= EXERCISE =
Exactly repeat the material, dropping every picture from the copy.

= RECORDED DATA =
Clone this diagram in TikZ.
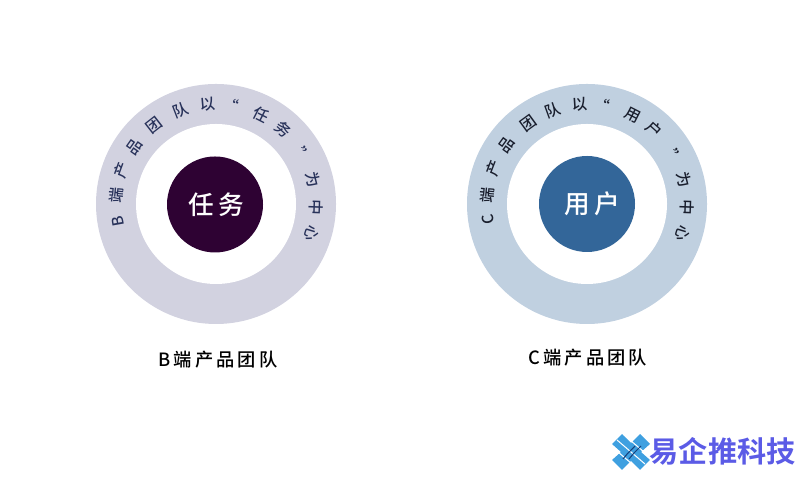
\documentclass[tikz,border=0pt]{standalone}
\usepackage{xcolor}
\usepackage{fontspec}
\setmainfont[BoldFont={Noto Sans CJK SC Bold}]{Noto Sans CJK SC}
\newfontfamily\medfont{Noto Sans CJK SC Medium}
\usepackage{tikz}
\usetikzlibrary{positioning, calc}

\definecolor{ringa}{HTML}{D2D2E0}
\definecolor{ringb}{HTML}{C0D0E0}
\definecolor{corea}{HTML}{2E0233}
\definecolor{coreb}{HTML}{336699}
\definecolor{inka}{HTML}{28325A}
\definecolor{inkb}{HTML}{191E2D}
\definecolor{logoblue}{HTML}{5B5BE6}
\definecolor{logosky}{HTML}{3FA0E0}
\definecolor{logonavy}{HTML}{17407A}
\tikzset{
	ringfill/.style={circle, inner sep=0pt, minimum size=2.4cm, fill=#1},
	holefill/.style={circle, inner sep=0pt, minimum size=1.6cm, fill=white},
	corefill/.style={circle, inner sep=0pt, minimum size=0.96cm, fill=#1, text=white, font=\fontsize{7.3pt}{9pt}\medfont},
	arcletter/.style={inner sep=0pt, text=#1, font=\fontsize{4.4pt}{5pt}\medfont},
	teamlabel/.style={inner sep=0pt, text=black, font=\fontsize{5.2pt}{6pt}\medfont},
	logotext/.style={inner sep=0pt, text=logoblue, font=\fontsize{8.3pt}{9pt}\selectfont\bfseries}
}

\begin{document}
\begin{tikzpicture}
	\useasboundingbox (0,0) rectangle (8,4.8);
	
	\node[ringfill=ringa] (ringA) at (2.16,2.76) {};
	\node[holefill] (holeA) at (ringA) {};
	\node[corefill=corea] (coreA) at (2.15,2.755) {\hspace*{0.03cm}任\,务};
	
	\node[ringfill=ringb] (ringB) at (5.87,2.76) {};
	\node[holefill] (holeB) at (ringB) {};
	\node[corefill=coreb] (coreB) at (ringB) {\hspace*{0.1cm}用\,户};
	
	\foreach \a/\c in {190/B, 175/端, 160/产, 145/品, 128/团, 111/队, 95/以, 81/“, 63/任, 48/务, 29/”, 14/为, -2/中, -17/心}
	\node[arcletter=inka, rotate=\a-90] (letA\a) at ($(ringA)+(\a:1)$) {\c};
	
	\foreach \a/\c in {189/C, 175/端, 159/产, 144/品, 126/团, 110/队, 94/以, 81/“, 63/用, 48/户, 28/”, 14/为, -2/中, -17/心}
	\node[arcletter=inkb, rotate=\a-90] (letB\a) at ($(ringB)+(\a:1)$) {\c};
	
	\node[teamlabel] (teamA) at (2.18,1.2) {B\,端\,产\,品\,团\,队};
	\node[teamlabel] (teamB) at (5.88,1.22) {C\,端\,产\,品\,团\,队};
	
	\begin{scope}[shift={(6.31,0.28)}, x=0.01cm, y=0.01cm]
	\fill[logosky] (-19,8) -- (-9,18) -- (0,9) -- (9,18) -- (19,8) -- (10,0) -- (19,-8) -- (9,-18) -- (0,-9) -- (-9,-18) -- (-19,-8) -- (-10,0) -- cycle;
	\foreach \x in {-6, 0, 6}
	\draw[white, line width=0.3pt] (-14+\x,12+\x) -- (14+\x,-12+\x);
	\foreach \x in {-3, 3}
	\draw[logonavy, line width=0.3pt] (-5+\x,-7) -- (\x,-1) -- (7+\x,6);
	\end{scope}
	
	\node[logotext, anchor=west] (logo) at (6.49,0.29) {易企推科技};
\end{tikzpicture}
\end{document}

= RESULT OF THE TASK =
Clone this diagram in TikZ.
\documentclass[tikz,border=0pt]{standalone}
\usepackage{xcolor}
\usepackage{fontspec}
\setmainfont[BoldFont={Noto Sans CJK SC Bold}]{Noto Sans CJK SC}
\newfontfamily\medfont{Noto Sans CJK SC Medium}
\usepackage{tikz}
\usetikzlibrary{positioning, calc}

\definecolor{ringa}{HTML}{D2D2E0}
\definecolor{ringb}{HTML}{C0D0E0}
\definecolor{corea}{HTML}{2E0233}
\definecolor{coreb}{HTML}{336699}
\definecolor{inka}{HTML}{28325A}
\definecolor{inkb}{HTML}{191E2D}
\definecolor{logoblue}{HTML}{5B5BE6}
\definecolor{logosky}{HTML}{3FA0E0}
\definecolor{logonavy}{HTML}{17407A}
\tikzset{
	ringfill/.style={circle, inner sep=0pt, minimum size=2.4cm, fill=#1},
	holefill/.style={circle, inner sep=0pt, minimum size=1.6cm, fill=white},
	corefill/.style={circle, inner sep=0pt, minimum size=0.96cm, fill=#1, text=white, font=\fontsize{7.3pt}{9pt}\medfont},
	arcletter/.style={inner sep=0pt, text=#1, font=\fontsize{4.4pt}{5pt}\medfont},
	teamlabel/.style={inner sep=0pt, text=black, font=\fontsize{5.2pt}{6pt}\medfont},
	logotext/.style={inner sep=0pt, text=logoblue, font=\fontsize{8.3pt}{9pt}\selectfont\bfseries}
}

\begin{document}
\begin{tikzpicture}
	\useasboundingbox (0,0) rectangle (8,4.8);
	
	\node[ringfill=ringa] (ringA) at (2.16,2.76) {};
	\node[holefill] (holeA) at (ringA) {};
	\node[corefill=corea] (coreA) at (2.15,2.755) {\hspace*{0.03cm}任\,务};
	
	\node[ringfill=ringb] (ringB) at (5.87,2.76) {};
	\node[holefill] (holeB) at (ringB) {};
	\node[corefill=coreb] (coreB) at (ringB) {\hspace*{0.1cm}用\,户};
	
	\foreach \a/\c in {190/B, 175/端, 160/产, 145/品, 128/团, 111/队, 95/以, 81/“, 63/任, 48/务, 29/”, 14/为, -2/中, -17/心}
	\node[arcletter=inka, rotate=\a-90] (letA\a) at ($(ringA)+(\a:1)$) {\c};
	
	\foreach \a/\c in {189/C, 175/端, 159/产, 144/品, 126/团, 110/队, 94/以, 81/“, 63/用, 48/户, 28/”, 14/为, -2/中, -17/心}
	\node[arcletter=inkb, rotate=\a-90] (letB\a) at ($(ringB)+(\a:1)$) {\c};
	
	\node[teamlabel] (teamA) at (2.18,1.2) {B\,端\,产\,品\,团\,队};
	\node[teamlabel] (teamB) at (5.88,1.22) {C\,端\,产\,品\,团\,队};
	
	\begin{scope}[shift={(6.31,0.28)}, x=0.01cm, y=0.01cm]
	\fill[logosky] (-19,8) -- (-9,18) -- (0,9) -- (9,18) -- (19,8) -- (10,0) -- (19,-8) -- (9,-18) -- (0,-9) -- (-9,-18) -- (-19,-8) -- (-10,0) -- cycle;
	\foreach \x in {-6, 0, 6}
	\draw[white, line width=0.3pt] (-14+\x,12+\x) -- (14+\x,-12+\x);
	\foreach \x in {-3, 3}
	\draw[logonavy, line width=0.3pt] (-5+\x,-7) -- (\x,-1) -- (7+\x,6);
	\end{scope}
	
	\node[logotext, anchor=west] (logo) at (6.49,0.29) {易企推科技};
\end{tikzpicture}
\end{document}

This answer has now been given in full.